I rode my bike to work twice this week (3 times tomorrow!). I really like it. I don't have to wait for a bus to come by. I get some exercise in. I get to enjoy a nice, safe path along the river. And my new bike is so awesome, I don't even have any trouble getting up the giant hill at the end! On my old bike, I definitely would have walked it.

And I haven't gotten very sweaty yet, but it's been rather chilly. And here I went to Thrifty Outfitters and got some wicking/quick dry shirts (not sure expensive because they were "samples" sent to the store. All size medium!), and I don't sweat that much. Or maybe I'm not sweaty because of the shirts?

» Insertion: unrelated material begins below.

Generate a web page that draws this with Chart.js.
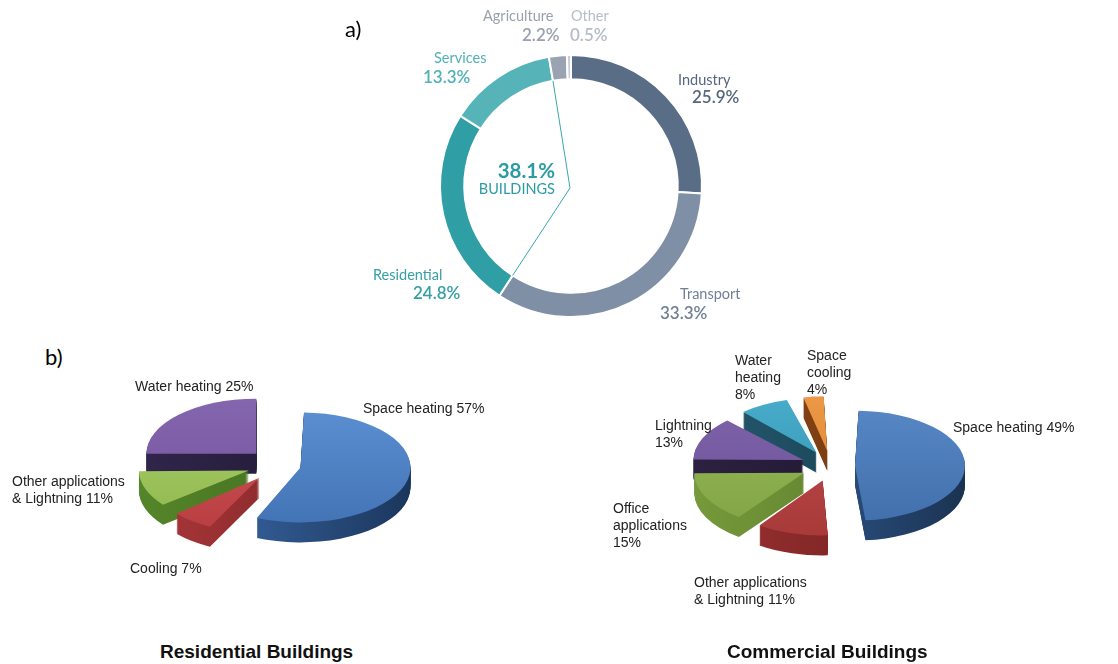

All the same, this bike is a million times easier to peddle than the old bike. I'll have to take it on a really long ride to see how it goes. Maybe I'll bike to Roseville or something.

Wednesday, May 1, 2013

I want to ride my bicycle!

I had part of the day off today. After a quick meal and a quick nap, I went to go get my hair cut (results: super cute, but not what I asked for. She was really nice, but I hate when hairstylists think what will look better is more important than what I want).

After that, I headed along Lake Street to check out a few different places to buy a bike. I am finally giving up on my old school Magna that I bought at Target in middle school. Only 2 of the gears work, and it's rusty and heavy and impossible to bike uphill. Literally, impossible. Even slight inclines I usually end up getting off and pushing it up most of the way.

So, I ended up at the Hub Bike Co-op (after a few different stops where everyone was really nice but the bike selections were a little out of my price range). It's a cooperatively owned chain of shops in Minneapolis (there's one right by my house, but I went to one farther away that has a larger used and clearance selection).

They were just a friendly as everyone else at the other bike shops, but they actually asked questions and showed me what bikes they had that were what I was looking for. Another bike shop had just sent me to the creepy basement by myself to look at what bikes were in the graveyard. Probably awesome if I had any idea what I was looking for, but this is my first time buying a bike since I was 13 and I just cared that it was purple. The guys at the Hub were very friendly and helpful and took the time to make sure I was happy. They even answered questions about the bikes with more detail than I knew was knowable.

It's like that circle of knowing that I vaguely remember from school. Inside the circle is what you know, and outside the circle is what you don't know. The circumference of the circle is what you know you don't know, basically. The more you learn, the more you know how much you don't know. So, I learned a little bit about bikes tonight, so the area of my knowledge circle grew bigger, but since the circumference (what I know I don't know) grows with what I do know, I know I don't know a lot about bikes. But I also know more about what I could know about bikes.

Anywho, they're getting my new comfortabler seat and rack put on tonight, and then it'll be mine to take home. Should I name it? It's a Giant brand, and it's black. It'll have a rack on the back, and a basket on the front. I might put the fenders on there too from my old bike. I'll think about a name.

This is going to be a breeze compared to my old bike.  I would dread riding it. Even used rental bikes were a dream to ride in comparison. I'm excited.